Some very strongly held positions on this thread.
While I say to each his own, I appreciate reading the greatly varied views.
I would like to get the usable energy out of the MS I paid for. That said, I'm looking for other examples to refute/support my position (whatever it may be)
My Dodge 3500 diesel truck has a 34 gallon tank. With consideration of fueling temperature, my 34 gallon tank holds 34 gallons, and while 100% of that 34 gallons is not available due to how the fuel pickup draws fuel from the bottom of the tank. It is consistent, though, when on the same level ground.
My Diesel motorhome, however, has a 130 gallon tank, but due to it's flat bottom design, only 105 gallons are available (for driving). If I'm running the diesel genset, however, the genset fuel pickup line is not able to draw fuel when the fuel leevel (capacity) dropa below 75%. Prevents the genset running you out of motive fuel.
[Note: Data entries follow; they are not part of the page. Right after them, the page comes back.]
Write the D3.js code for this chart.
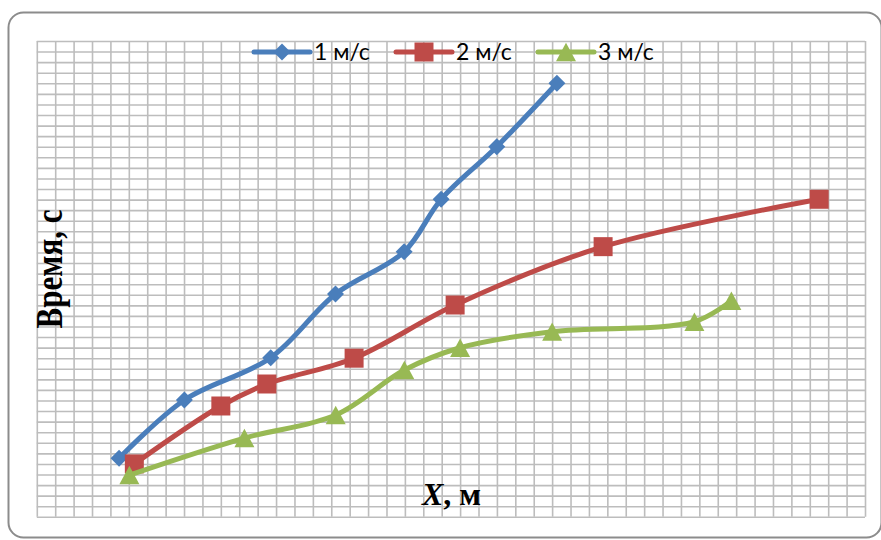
<!DOCTYPE html>
<html>
<head>
<meta charset="utf-8">
<script src="https://cdn.jsdelivr.net/npm/d3@7"></script>
<style>
  html, body { margin: 0; padding: 0; background: #fff; }
  svg { display: block; }
</style>
</head>
<body>
<svg id="chart" width="881" height="540"></svg>
<script>
// ---- data (grid units) ----
const seriesNames = ["1 м/с", "2 м/с", "3 м/с"];
const seriesColors = ["#4A7EBB", "#BE4B48", "#98B954"];
const x1 = [4.47, 8.02, 12.71, 16.23, 19.96, 21.97, 24.99, 28.26];
const y1 = [5.53, 11.05, 15.05, 21.07, 25.07, 30.03, 35.0, 41.0];
const x2 = [5.3, 10.0, 12.5, 17.24, 22.73, 30.77, 42.51];
const y2 = [5.0, 10.48, 12.56, 15.0, 20.03, 25.55, 30.03];
const x3 = [5.03, 11.28, 16.24, 19.97, 23.0, 28.0, 35.73, 37.74];
const y3 = [3.95, 7.45, 9.63, 13.88, 15.99, 17.51, 18.45, 20.44];
const xDomain = [0, 45];
const yDomain = [0, 45];
const xTitle = ["X", ", м"];
const yTitle = "Время, с";

const series = [
  { name: seriesNames[0], color: seriesColors[0], marker: "diamond", pts: x1.map((v, i) => [v, y1[i]]) },
  { name: seriesNames[1], color: seriesColors[1], marker: "square", pts: x2.map((v, i) => [v, y2[i]]) },
  { name: seriesNames[2], color: seriesColors[2], marker: "triangle", pts: x3.map((v, i) => [v, y3[i]]) }
];

const svg = d3.select("#chart");
const plot = { left: 36.8, top: 41, right: 865, bottom: 516.8 };

// outer rounded frame
svg.append("rect")
  .attr("x", 8.5).attr("y", 12.5)
  .attr("width", 873).attr("height", 525)
  .attr("rx", 15).attr("ry", 15)
  .attr("fill", "#fff")
  .attr("stroke", "#8C8C8C").attr("stroke-width", 2);

const x = d3.scaleLinear().domain(xDomain).range([plot.left, plot.right]);
const y = d3.scaleLinear().domain(yDomain).range([plot.bottom, plot.top]);

// grid via axes
const gx = svg.append("g")
  .attr("transform", `translate(0,${plot.bottom})`)
  .call(d3.axisBottom(x).tickValues(d3.range(xDomain[0], xDomain[1] + 1))
    .tickSize(-(plot.bottom - plot.top)).tickFormat(""));
const gy = svg.append("g")
  .attr("transform", `translate(${plot.left},0)`)
  .call(d3.axisLeft(y).tickValues(d3.range(yDomain[0], yDomain[1] + 1))
    .tickSize(-(plot.right - plot.left)).tickFormat(""));
[gx, gy].forEach(g => {
  g.select(".domain").remove();
  g.selectAll(".tick line").attr("stroke", "#BDBDBD").attr("stroke-width", 1.6);
});

// marker symbol types
const symDiamond = { draw(ctx, size) { const r = Math.sqrt(size) / 2;
  ctx.moveTo(0, -r); ctx.lineTo(r, 0); ctx.lineTo(0, r); ctx.lineTo(-r, 0); ctx.closePath(); } };
const symSquare = { draw(ctx, size) { const r = Math.sqrt(size) / 2;
  ctx.rect(-r, -r, 2 * r, 2 * r); } };
const symTriangle = { draw(ctx, size) { const w = Math.sqrt(size); const h = w * 0.92;
  ctx.moveTo(0, -h / 2); ctx.lineTo(w / 2, h / 2); ctx.lineTo(-w / 2, h / 2); ctx.closePath(); } };
const markerDef = {
  diamond: d3.symbol(symDiamond, 17 * 17),
  square: d3.symbol(symSquare, 19 * 19),
  triangle: d3.symbol(symTriangle, 20 * 20)
};

const line = d3.line()
  .x(d => x(d[0])).y(d => y(d[1]))
  .curve(d3.curveCatmullRom.alpha(0.5));

series.forEach(s => {
  const g = svg.append("g");
  g.append("path")
    .attr("d", line(s.pts))
    .attr("fill", "none")
    .attr("stroke", s.color)
    .attr("stroke-width", 5)
    .attr("stroke-linejoin", "round")
    .attr("stroke-linecap", "round");
  g.selectAll("path.m").data(s.pts).join("path")
    .attr("class", "m")
    .attr("d", markerDef[s.marker]())
    .attr("transform", d => `translate(${x(d[0])},${y(d[1])})`)
    .attr("fill", s.color);
});

// legend
const legend = svg.append("g");
const legStart = 254, legY = 52, lineLen = 56, legGap = 142;
series.forEach((s, i) => {
  const gx0 = legStart + i * legGap;
  const lg = legend.append("g").attr("transform", `translate(${gx0},${legY})`);
  lg.append("line").attr("x1", 0).attr("x2", lineLen).attr("y1", 0).attr("y2", 0)
    .attr("stroke", s.color).attr("stroke-width", 5).attr("stroke-linecap", "round");
  lg.append("path").attr("d", markerDef[s.marker]())
    .attr("transform", `translate(${lineLen / 2},0)`).attr("fill", s.color);
  lg.append("text").attr("x", lineLen + 4).attr("y", 7.5)
    .attr("font-family", "Lato, 'Open Sans', sans-serif")
    .attr("font-size", 23)
    .attr("fill", "#000")
    .text(s.name);
});

// axis titles
const xt = svg.append("text")
  .attr("x", 422).attr("y", 505)
  .attr("font-family", "'Liberation Serif', 'Times New Roman', serif")
  .attr("font-size", 32).attr("font-weight", "bold").attr("fill", "#000");
xt.append("tspan").attr("font-style", "italic").text(xTitle[0]);
xt.append("tspan").text(xTitle[1]);

svg.append("text")
  .attr("transform", "translate(62,269) scale(1.2,1) rotate(-90)")
  .attr("text-anchor", "middle")
  .attr("font-family", "'Liberation Serif', 'Times New Roman', serif")
  .attr("font-size", 31).attr("font-weight", "bold").attr("fill", "#000")
  .text(yTitle);
</script>
</body>
</html>
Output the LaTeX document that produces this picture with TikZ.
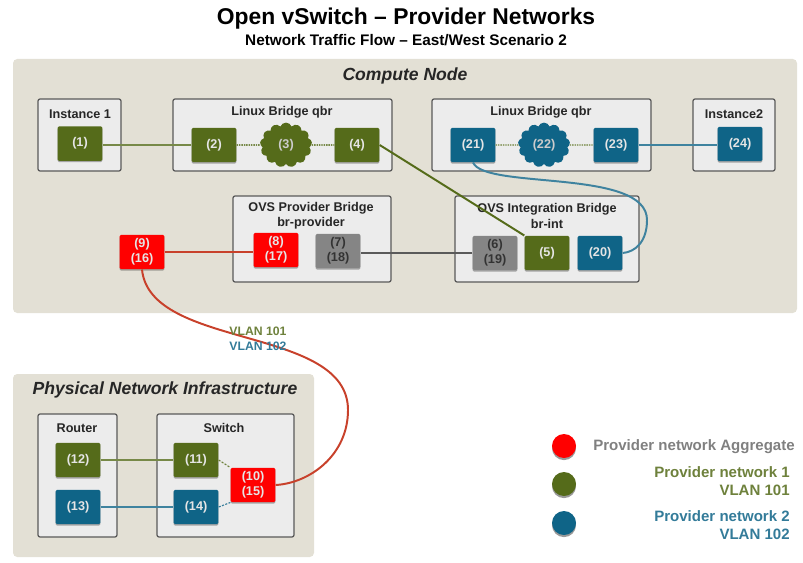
\documentclass[tikz,border=0pt]{standalone}
\usepackage{fontspec}
\setmainfont{Liberation Sans}
\usetikzlibrary{shapes.symbols,shadows}
\definecolor{olivenet}{HTML}{556B1A}
\definecolor{tealnet}{HTML}{0F6487}
\definecolor{rednet}{HTML}{FF0000}
\definecolor{redwire}{HTML}{C8412B}
\definecolor{greynet}{HTML}{858585}
\definecolor{panelbg}{HTML}{E3E0D5}
\definecolor{boxbg}{HTML}{ECECEC}
\definecolor{boxline}{HTML}{5A5A5A}
\tikzset{
	panel/.style={fill=panelbg, rounded corners=3pt},
	bridgebox/.style={draw=boxline, fill=boxbg, line width=0.9pt, rounded corners=1.5pt},
	boxtitle/.style={font=\fontsize{9}{10.8}\selectfont\bfseries, text=black!85, align=center},
	paneltitle/.style={font=\fontsize{12.5}{15}\selectfont\bfseries\itshape, text=black!85},
	port/.style={minimum width=1.12cm, minimum height=0.86cm, inner sep=0pt, rounded corners=1pt, align=center,
		font=\fontsize{9}{10.6}\selectfont\bfseries, text=white!90!black,
		drop shadow={shadow xshift=0pt, shadow yshift=-1pt, opacity=0.3, fill=black}},
	oliveport/.style={port, fill=olivenet},
	tealport/.style={port, fill=tealnet},
	redport/.style={port, fill=rednet},
	greyport/.style={port, fill=greynet, text=black!80},
	netcloud/.style={cloud, cloud puffs=13, cloud puff arc=140, aspect=1.15, minimum width=1.3cm, minimum height=1.12cm, inner sep=0pt,
		font=\fontsize{9}{10.6}\selectfont\bfseries, text=white!80!black},
	wire/.style={line width=1.4pt},
	linkdots/.style={line width=1.2pt, dash pattern=on 1pt off 0.7pt},
	linkdash/.style={line width=0.8pt, dash pattern=on 1.5pt off 1pt},
	legenddot/.style={circle, minimum size=0.6cm, inner sep=0pt,
		drop shadow={shadow xshift=0pt, shadow yshift=-1.5pt, opacity=0.4, fill=black}},
	legendtext/.style={font=\fontsize{10.7}{12.8}\selectfont\bfseries, anchor=east, align=right, inner sep=0pt},
	vlantext/.style={font=\fontsize{8.7}{10.4}\selectfont\bfseries}
}

\begin{document}
\begin{tikzpicture}
	%%%%% START %%%%%
	\useasboundingbox (0, 0) rectangle (20.075, 14.05);

	\node[font=\fontsize{16.25}{19}\selectfont\bfseries] (title) at (10.15, 13.575) {Open vSwitch -- Provider Networks};
	\node[font=\fontsize{10.9}{13}\selectfont\bfseries] (subtitle) at (10.15, 13.05) {Network Traffic Flow -- East/West Scenario 2};

	\fill[panel] (0.325, 6.225) rectangle (19.925, 12.575);
	\fill[panel] (0.325, 0.125) rectangle (7.85, 4.7);
	\node[paneltitle] (computetitle) at (10.125, 12.15) {Compute Node};
	\node[paneltitle] (physicaltitle) at (4.125, 4.3) {Physical Network Infrastructure};

	\draw[bridgebox] (0.95, 9.775) rectangle (3.025, 11.575);
	\draw[bridgebox] (4.325, 9.775) rectangle (9.8, 11.575);
	\draw[bridgebox] (10.8, 9.775) rectangle (16.275, 11.575);
	\draw[bridgebox] (17.325, 9.775) rectangle (19.375, 11.575);
	\draw[bridgebox] (5.825, 7) rectangle (9.775, 9.15);
	\draw[bridgebox] (11.375, 7) rectangle (15.975, 9.15);
	\draw[bridgebox] (0.95, 0.625) rectangle (2.925, 3.7);
	\draw[bridgebox] (3.925, 0.625) rectangle (7.35, 3.7);

	\node[boxtitle] (inst1title) at (2, 11.2) {Instance 1};
	\node[boxtitle] (qbr1title) at (7.05, 11.25) {Linux Bridge qbr};
	\node[boxtitle] (qbr2title) at (13.525, 11.25) {Linux Bridge qbr};
	\node[boxtitle] (inst2title) at (18.35, 11.2) {Instance2};
	\node[boxtitle] (provtitle) at (7.775, 8.65) {OVS Provider Bridge\\br-provider};
	\node[boxtitle] (inttitle) at (13.675, 8.65) {OVS Integration Bridge\\br-int};
	\node[boxtitle] (routertitle) at (1.925, 3.35) {Router};
	\node[boxtitle] (switchtitle) at (5.6, 3.35) {Switch};

	\node[oliveport] (n1) at (2, 10.46) {(1)};
	\node[oliveport] (n2) at (5.35, 10.425) {(2)};
	\node[netcloud, fill=olivenet] (n3) at (7.15, 10.425) {(3)};
	\node[oliveport] (n4) at (8.925, 10.425) {(4)};
	\node[oliveport] (n5) at (13.675, 7.725) {(5)};
	\node[greyport] (n6) at (12.375, 7.725) {(6)\\(19)};
	\node[greyport] (n7) at (8.45, 7.775) {(7)\\(18)};
	\node[redport] (n8) at (6.9, 7.8) {(8)\\(17)};
	\node[redport] (n9) at (3.55, 7.75) {(9)\\(16)};
	\node[redport] (n10) at (6.325, 1.925) {(10)\\(15)};
	\node[oliveport] (n11) at (4.9, 2.55) {(11)};
	\node[oliveport] (n12) at (1.95, 2.55) {(12)};
	\node[tealport] (n13) at (1.95, 1.375) {(13)};
	\node[tealport] (n14) at (4.9, 1.375) {(14)};
	\node[tealport] (n20) at (15, 7.725) {(20)};
	\node[tealport] (n21) at (11.825, 10.425) {(21)};
	\node[netcloud, fill=tealnet] (n22) at (13.6, 10.425) {(22)};
	\node[tealport] (n23) at (15.4, 10.425) {(23)};
	\node[tealport] (n24) at (18.5, 10.45) {(24)};

	\draw[wire, color=olivenet!80] (n2.west) -- (n2.west -| n1.east);
	\draw[linkdots, color=olivenet!80] (n2) -- (n3);
	\draw[linkdots, color=olivenet!80] (n3) -- (n4);
	\draw[wire, color=olivenet] (n4.east) -- (n5.north west);
	\draw[wire, color=boxline] (n6.west) -- (n6.west -| n7.east);
	\draw[wire, color=redwire] (n9.east) -- (n9.east -| n8.west);
	\draw[wire, color=olivenet!80] (n12) -- (n11);
	\draw[wire, color=tealnet!80] (n13) -- (n14);
	\draw[linkdash, color=olivenet!85] (n11.east) -- (n10.north west);
	\draw[linkdash, color=tealnet!85] (n14.east) -- (n10.south west);
	\draw[linkdots, color=olivenet!60] (n21) -- (n22);
	\draw[linkdots, color=olivenet!60] (n22) -- (n23);
	\draw[wire, color=tealnet!80] (n23.east) -- (n23.east -| n24.west);
	\draw[wire, color=tealnet!80] (n21.south) .. controls (12.125, 9.3) and (16.175, 9.85) .. (16.175, 8.55)
		.. controls (16.175, 8) and (15.875, 7.75) .. (n20.east);

	\draw[wire, color=redwire] (n9.south) .. controls (3.75, 5.3) and (8.7, 5.925) .. (8.7, 3.8)
		.. controls (8.7, 2.675) and (7.75, 1.975) .. (n10.east);
	\node[vlantext, text=olivenet!85] (vlan1) at (6.45, 5.775) {VLAN 101};
	\node[vlantext, text=tealnet!85] (vlan2) at (6.45, 5.4) {VLAN 102};

	\node[legenddot, fill=rednet] (dot1) at (14.1, 2.9) {};
	\node[legenddot, fill=olivenet] (dot2) at (14.1, 1.95) {};
	\node[legenddot, fill=tealnet] (dot3) at (14.1, 0.975) {};
	\node[legendtext, text=black!50] (leg1) at (19.875, 2.875) {Provider network Aggregate};
	\node[legendtext, text=olivenet!85] (leg2) at (19.75, 2.025) {Provider network 1\\VLAN 101};
	\node[legendtext, text=tealnet!85] (leg3) at (19.75, 0.925) {Provider network 2\\VLAN 102};
	%%%%% END %%%%%
\end{tikzpicture}
\end{document}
My MS is rated at 265 miles range, but like an ICE vehicle, it will be more or less, depending on speed, winds, load, tire pressure, delta in altitude, road surface, climate, pack degradation, and so on. However, batteries do degrade over time and use, while my fuel tanks will be consistent in fuel capacity (short of a dented tank).
We are experiencing a major shift in ICE and BEV's, and also in the newer frontier on BEV implementation. I think there were huge disagreements during steam to diesel locomotive transitioins, gas vs diesel, AC (Nikola Tesla) vs DC (Thomas Edison), Coke vs Pepsi.....
I'm going to continue to follow this thread, even to those off-topic posts (like this one from me), but hope that Tesla addresses these topics in the future. Everyone has a bias, though, and don't think the positions I'm seeing will change anytime soon.